■ Goal of the exercise
From the records below, print only the part that opens with the line containing "What Apache ECharts" and closes with the line containing "var xTitle = 'Расстояние, мм';"; omit the pictures.

■ Source data

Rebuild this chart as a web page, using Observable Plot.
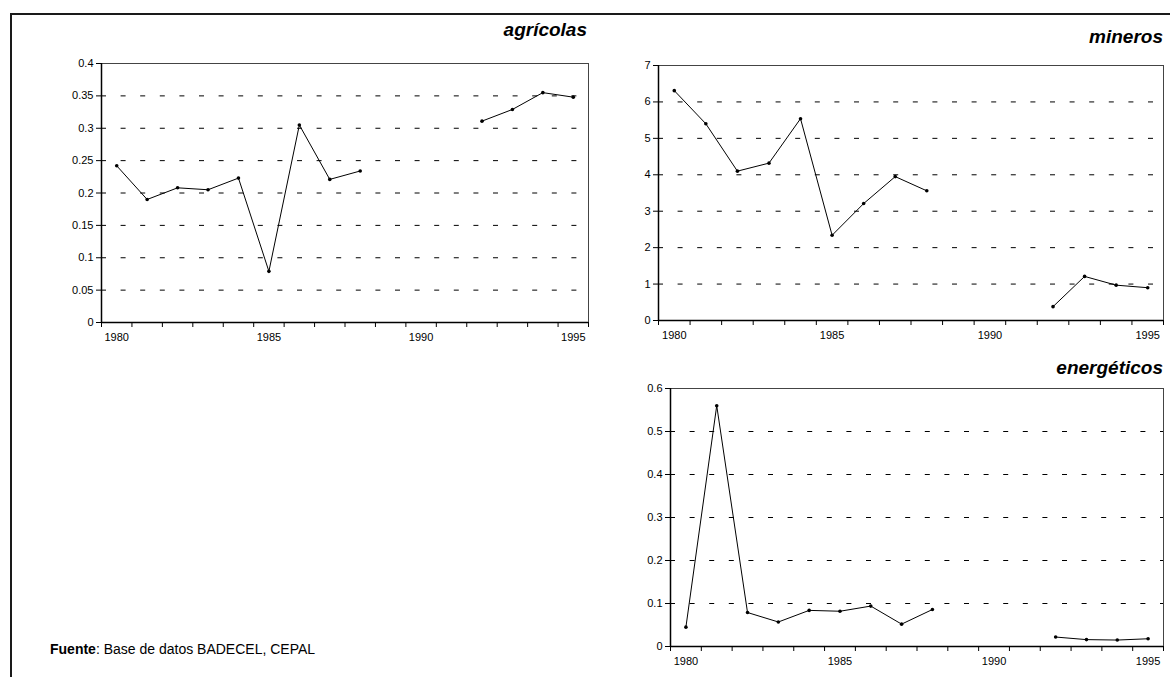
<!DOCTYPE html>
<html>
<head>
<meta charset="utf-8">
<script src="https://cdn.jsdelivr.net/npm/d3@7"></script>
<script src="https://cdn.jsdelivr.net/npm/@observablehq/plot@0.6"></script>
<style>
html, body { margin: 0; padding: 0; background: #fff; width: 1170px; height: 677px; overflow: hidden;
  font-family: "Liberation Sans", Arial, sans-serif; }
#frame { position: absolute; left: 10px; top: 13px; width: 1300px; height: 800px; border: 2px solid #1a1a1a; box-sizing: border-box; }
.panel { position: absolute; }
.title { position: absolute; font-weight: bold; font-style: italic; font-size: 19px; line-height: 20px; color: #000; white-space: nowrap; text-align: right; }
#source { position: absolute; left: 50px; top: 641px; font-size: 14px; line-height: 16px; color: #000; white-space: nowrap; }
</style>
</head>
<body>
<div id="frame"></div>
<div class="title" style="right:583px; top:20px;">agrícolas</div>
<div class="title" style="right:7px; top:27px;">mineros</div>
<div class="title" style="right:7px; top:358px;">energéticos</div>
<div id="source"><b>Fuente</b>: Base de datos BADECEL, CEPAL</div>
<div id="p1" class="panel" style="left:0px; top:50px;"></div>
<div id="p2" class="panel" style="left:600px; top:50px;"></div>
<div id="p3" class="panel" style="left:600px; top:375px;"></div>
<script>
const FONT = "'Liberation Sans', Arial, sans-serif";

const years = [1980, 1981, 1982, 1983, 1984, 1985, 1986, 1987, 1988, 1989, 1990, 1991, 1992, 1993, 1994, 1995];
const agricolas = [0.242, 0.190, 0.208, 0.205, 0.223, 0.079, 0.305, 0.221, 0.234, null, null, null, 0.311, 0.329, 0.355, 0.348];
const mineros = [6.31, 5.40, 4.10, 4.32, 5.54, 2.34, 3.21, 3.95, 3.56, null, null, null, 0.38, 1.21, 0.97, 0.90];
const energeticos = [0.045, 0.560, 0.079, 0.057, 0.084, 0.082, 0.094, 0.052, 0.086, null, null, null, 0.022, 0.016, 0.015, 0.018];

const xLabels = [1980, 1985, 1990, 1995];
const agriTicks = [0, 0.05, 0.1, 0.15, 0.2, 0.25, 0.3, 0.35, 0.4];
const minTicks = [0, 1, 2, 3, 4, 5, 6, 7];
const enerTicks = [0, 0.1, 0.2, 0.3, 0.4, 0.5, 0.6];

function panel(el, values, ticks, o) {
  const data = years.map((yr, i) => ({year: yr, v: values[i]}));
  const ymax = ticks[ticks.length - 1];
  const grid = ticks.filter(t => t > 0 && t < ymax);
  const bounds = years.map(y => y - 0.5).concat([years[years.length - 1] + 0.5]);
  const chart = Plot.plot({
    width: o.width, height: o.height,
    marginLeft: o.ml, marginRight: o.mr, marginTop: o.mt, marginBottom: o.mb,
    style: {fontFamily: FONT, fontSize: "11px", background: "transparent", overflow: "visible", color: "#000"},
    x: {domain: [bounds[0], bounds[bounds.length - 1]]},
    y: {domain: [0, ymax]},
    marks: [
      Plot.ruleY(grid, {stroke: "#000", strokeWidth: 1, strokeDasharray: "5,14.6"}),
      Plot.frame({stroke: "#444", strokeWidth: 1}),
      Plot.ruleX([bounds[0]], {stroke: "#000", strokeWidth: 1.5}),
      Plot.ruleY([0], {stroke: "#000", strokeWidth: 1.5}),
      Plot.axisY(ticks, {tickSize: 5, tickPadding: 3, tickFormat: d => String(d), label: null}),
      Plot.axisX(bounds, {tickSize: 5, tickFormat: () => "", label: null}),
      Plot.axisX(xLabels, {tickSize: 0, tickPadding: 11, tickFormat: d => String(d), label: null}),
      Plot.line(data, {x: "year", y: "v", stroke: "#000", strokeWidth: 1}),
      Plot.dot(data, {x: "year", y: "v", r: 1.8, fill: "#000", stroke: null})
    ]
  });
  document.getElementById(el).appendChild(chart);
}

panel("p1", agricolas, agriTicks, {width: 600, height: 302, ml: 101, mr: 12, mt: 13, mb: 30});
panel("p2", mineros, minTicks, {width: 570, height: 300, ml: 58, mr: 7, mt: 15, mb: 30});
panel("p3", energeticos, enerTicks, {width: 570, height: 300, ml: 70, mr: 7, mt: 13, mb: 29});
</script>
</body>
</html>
* * *
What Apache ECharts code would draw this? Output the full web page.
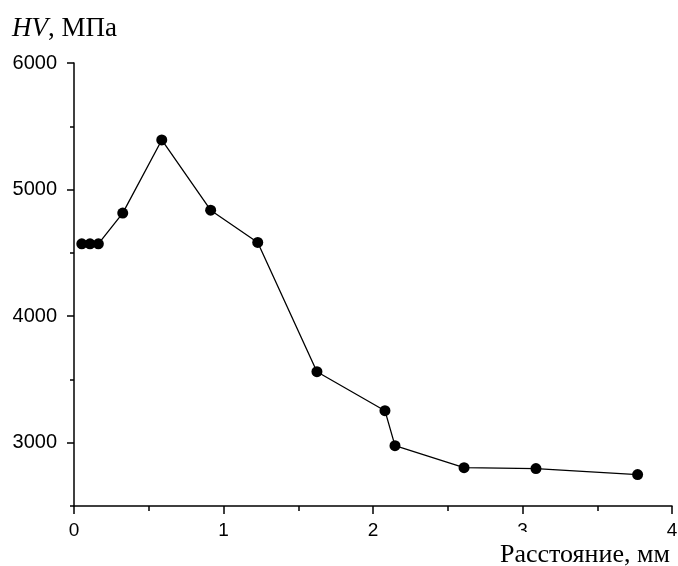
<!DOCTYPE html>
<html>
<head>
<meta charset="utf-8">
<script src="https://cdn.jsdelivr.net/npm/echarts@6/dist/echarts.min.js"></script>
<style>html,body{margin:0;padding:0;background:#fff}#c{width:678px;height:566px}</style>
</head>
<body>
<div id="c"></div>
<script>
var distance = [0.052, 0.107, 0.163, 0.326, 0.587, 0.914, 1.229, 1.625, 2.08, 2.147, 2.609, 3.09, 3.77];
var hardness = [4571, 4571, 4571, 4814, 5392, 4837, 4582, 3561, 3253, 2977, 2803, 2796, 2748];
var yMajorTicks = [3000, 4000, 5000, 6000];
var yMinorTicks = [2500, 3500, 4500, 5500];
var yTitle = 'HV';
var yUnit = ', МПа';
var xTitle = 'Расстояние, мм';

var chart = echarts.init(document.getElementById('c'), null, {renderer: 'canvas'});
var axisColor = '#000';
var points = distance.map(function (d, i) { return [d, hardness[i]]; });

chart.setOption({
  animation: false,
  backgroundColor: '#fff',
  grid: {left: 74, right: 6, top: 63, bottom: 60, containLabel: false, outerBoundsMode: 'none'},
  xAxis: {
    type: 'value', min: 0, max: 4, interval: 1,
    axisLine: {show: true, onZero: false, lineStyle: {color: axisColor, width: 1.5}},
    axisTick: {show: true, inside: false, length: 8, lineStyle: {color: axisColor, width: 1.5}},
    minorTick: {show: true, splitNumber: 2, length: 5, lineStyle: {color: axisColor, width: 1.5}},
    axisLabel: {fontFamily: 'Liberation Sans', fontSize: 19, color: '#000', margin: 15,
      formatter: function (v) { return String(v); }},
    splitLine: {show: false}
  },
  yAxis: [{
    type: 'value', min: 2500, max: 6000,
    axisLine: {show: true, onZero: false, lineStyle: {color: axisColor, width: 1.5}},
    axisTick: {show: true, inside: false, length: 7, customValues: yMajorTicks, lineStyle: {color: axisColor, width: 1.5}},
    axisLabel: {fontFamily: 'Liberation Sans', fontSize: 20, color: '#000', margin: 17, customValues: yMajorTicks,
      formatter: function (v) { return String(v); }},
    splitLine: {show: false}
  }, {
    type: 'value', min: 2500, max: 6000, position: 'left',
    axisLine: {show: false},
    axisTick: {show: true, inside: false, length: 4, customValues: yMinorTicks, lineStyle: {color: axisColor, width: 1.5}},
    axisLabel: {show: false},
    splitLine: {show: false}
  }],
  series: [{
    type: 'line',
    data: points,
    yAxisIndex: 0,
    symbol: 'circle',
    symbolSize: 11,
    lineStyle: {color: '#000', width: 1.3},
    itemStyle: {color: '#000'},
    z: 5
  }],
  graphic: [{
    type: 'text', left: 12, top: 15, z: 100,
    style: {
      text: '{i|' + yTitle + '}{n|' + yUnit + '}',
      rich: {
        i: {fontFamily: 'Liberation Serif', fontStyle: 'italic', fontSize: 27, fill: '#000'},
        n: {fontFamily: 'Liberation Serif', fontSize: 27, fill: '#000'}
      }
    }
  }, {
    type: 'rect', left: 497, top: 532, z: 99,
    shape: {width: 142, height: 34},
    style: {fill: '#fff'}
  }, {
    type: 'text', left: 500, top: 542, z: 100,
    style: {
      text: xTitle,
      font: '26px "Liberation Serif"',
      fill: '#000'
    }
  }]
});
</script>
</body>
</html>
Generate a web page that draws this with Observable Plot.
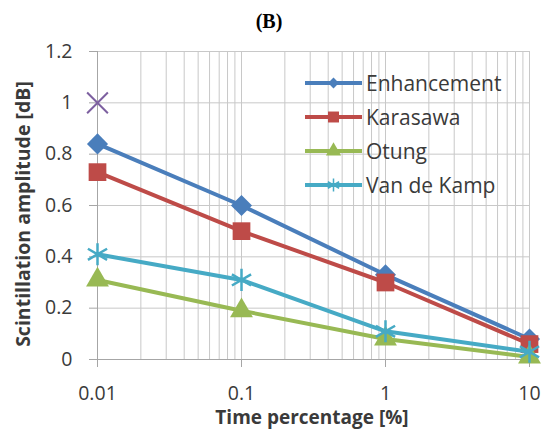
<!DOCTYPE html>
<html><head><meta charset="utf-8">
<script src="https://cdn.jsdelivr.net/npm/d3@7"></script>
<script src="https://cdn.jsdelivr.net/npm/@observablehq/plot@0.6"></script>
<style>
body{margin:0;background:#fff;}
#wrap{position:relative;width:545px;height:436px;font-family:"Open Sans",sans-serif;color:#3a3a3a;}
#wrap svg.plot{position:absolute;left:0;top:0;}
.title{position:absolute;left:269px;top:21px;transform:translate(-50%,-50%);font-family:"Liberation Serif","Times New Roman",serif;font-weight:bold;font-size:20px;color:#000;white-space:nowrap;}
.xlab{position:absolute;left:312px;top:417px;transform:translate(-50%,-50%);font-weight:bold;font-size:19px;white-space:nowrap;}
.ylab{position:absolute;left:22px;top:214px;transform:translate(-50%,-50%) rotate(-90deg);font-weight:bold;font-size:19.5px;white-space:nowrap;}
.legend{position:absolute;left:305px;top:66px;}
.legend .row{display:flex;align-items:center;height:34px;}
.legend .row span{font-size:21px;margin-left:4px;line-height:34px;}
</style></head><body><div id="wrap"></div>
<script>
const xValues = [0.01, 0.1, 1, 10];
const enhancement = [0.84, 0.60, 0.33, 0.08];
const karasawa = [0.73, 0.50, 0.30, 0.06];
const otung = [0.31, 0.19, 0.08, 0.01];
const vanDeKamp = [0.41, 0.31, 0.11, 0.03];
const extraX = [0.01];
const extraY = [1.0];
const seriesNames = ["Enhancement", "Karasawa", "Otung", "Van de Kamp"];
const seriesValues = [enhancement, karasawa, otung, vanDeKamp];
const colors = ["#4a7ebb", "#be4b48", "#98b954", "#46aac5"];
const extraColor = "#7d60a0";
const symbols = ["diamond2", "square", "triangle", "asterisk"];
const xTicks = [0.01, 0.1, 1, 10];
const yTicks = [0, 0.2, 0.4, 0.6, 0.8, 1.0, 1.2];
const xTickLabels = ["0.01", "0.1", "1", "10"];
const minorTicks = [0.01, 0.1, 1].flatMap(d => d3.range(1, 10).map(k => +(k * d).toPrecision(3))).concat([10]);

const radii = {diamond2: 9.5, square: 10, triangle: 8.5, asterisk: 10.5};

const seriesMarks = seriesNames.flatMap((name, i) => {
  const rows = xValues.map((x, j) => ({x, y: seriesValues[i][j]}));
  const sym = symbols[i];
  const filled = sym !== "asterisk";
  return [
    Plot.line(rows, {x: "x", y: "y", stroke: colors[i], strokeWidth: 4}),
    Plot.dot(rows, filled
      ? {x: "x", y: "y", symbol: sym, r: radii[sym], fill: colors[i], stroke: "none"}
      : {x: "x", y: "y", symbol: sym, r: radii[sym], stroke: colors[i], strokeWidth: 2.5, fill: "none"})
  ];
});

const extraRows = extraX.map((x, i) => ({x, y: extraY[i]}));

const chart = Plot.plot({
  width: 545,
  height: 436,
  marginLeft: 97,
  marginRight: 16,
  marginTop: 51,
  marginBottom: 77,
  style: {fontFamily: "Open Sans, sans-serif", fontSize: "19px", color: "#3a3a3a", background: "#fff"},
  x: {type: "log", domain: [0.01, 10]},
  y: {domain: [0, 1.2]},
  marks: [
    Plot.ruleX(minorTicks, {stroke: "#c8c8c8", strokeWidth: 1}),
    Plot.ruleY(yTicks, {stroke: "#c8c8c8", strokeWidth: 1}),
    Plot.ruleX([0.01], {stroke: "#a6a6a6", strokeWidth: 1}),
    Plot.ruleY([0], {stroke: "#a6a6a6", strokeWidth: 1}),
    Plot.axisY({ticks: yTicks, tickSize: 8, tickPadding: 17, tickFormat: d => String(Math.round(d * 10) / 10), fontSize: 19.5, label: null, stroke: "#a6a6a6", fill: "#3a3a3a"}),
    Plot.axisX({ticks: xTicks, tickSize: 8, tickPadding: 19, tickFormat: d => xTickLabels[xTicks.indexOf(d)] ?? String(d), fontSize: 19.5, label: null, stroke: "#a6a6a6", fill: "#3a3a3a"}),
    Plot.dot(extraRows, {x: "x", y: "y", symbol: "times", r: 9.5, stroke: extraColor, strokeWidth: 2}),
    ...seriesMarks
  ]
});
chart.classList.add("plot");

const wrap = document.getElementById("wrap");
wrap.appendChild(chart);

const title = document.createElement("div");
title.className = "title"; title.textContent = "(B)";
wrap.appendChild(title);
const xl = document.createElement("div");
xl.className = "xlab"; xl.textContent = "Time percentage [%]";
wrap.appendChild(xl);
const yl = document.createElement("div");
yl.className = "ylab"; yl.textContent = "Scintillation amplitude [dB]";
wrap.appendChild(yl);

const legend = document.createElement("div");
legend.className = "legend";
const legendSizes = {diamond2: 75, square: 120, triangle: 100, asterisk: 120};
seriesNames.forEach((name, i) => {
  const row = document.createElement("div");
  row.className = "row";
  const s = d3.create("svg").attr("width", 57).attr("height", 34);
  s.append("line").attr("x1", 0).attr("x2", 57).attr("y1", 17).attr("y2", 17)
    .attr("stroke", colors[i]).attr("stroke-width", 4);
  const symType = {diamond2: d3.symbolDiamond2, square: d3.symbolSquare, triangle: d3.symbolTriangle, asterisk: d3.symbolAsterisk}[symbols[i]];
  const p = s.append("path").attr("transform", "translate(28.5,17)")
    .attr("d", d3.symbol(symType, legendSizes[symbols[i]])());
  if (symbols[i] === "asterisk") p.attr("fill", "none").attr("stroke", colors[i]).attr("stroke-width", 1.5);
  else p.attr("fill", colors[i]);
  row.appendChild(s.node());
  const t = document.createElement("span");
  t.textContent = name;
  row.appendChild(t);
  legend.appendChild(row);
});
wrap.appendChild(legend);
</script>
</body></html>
==
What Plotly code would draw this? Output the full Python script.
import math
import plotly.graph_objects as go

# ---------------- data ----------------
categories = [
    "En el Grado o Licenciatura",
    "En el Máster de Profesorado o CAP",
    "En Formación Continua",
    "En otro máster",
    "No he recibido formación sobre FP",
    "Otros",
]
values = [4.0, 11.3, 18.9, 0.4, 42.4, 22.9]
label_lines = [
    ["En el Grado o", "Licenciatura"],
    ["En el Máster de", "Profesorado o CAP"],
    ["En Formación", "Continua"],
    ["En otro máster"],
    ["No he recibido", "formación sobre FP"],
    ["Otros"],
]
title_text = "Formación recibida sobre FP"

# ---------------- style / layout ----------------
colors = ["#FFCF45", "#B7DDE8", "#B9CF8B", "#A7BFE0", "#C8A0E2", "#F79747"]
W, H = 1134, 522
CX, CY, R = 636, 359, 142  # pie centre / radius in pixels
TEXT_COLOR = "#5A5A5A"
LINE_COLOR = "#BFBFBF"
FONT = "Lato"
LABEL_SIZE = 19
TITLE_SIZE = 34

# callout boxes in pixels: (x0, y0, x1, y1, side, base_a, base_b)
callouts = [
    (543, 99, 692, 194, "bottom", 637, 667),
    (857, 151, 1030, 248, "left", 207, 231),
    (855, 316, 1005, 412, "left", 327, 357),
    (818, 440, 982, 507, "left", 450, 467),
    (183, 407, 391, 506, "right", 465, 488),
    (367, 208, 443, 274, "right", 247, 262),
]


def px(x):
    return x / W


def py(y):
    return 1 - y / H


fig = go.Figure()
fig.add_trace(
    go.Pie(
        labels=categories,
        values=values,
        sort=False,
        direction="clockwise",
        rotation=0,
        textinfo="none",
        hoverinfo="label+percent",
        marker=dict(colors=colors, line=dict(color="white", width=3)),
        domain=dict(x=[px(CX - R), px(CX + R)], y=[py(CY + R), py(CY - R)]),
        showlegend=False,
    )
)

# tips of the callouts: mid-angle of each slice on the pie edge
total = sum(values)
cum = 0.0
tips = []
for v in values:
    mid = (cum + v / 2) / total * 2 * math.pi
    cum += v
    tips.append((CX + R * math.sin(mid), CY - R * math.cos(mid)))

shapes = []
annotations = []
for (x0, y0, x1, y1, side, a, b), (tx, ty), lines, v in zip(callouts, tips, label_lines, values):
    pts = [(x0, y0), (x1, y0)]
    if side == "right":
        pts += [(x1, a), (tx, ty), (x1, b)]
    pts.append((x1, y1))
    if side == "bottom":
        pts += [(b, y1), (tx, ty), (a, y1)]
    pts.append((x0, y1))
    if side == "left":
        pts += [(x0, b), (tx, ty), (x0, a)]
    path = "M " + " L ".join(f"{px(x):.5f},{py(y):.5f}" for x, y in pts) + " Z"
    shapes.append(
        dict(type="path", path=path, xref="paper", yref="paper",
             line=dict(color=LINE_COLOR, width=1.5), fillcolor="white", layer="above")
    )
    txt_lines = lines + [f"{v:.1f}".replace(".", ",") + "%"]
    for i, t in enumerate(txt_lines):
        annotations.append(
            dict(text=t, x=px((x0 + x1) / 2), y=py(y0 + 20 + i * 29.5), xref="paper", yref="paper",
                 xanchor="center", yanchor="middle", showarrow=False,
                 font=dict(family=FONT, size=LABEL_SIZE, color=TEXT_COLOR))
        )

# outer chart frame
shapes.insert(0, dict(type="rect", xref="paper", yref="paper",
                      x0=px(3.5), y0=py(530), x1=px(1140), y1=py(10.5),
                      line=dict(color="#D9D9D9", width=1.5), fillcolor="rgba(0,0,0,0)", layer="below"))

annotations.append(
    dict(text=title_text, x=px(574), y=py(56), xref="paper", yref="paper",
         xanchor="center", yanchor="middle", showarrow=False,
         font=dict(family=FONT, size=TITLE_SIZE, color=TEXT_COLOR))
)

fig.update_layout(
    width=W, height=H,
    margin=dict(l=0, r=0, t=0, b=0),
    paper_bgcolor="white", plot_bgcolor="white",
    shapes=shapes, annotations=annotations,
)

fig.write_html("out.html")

■ Task solution
What Apache ECharts code would draw this? Output the full web page.
<!DOCTYPE html>
<html>
<head>
<meta charset="utf-8">
<script src="https://cdn.jsdelivr.net/npm/echarts@6/dist/echarts.min.js"></script>
<style>html,body{margin:0;padding:0;background:#fff}#c{width:678px;height:566px}</style>
</head>
<body>
<div id="c"></div>
<script>
var distance = [0.052, 0.107, 0.163, 0.326, 0.587, 0.914, 1.229, 1.625, 2.08, 2.147, 2.609, 3.09, 3.77];
var hardness = [4571, 4571, 4571, 4814, 5392, 4837, 4582, 3561, 3253, 2977, 2803, 2796, 2748];
var yMajorTicks = [3000, 4000, 5000, 6000];
var yMinorTicks = [2500, 3500, 4500, 5500];
var yTitle = 'HV';
var yUnit = ', МПа';
var xTitle = 'Расстояние, мм';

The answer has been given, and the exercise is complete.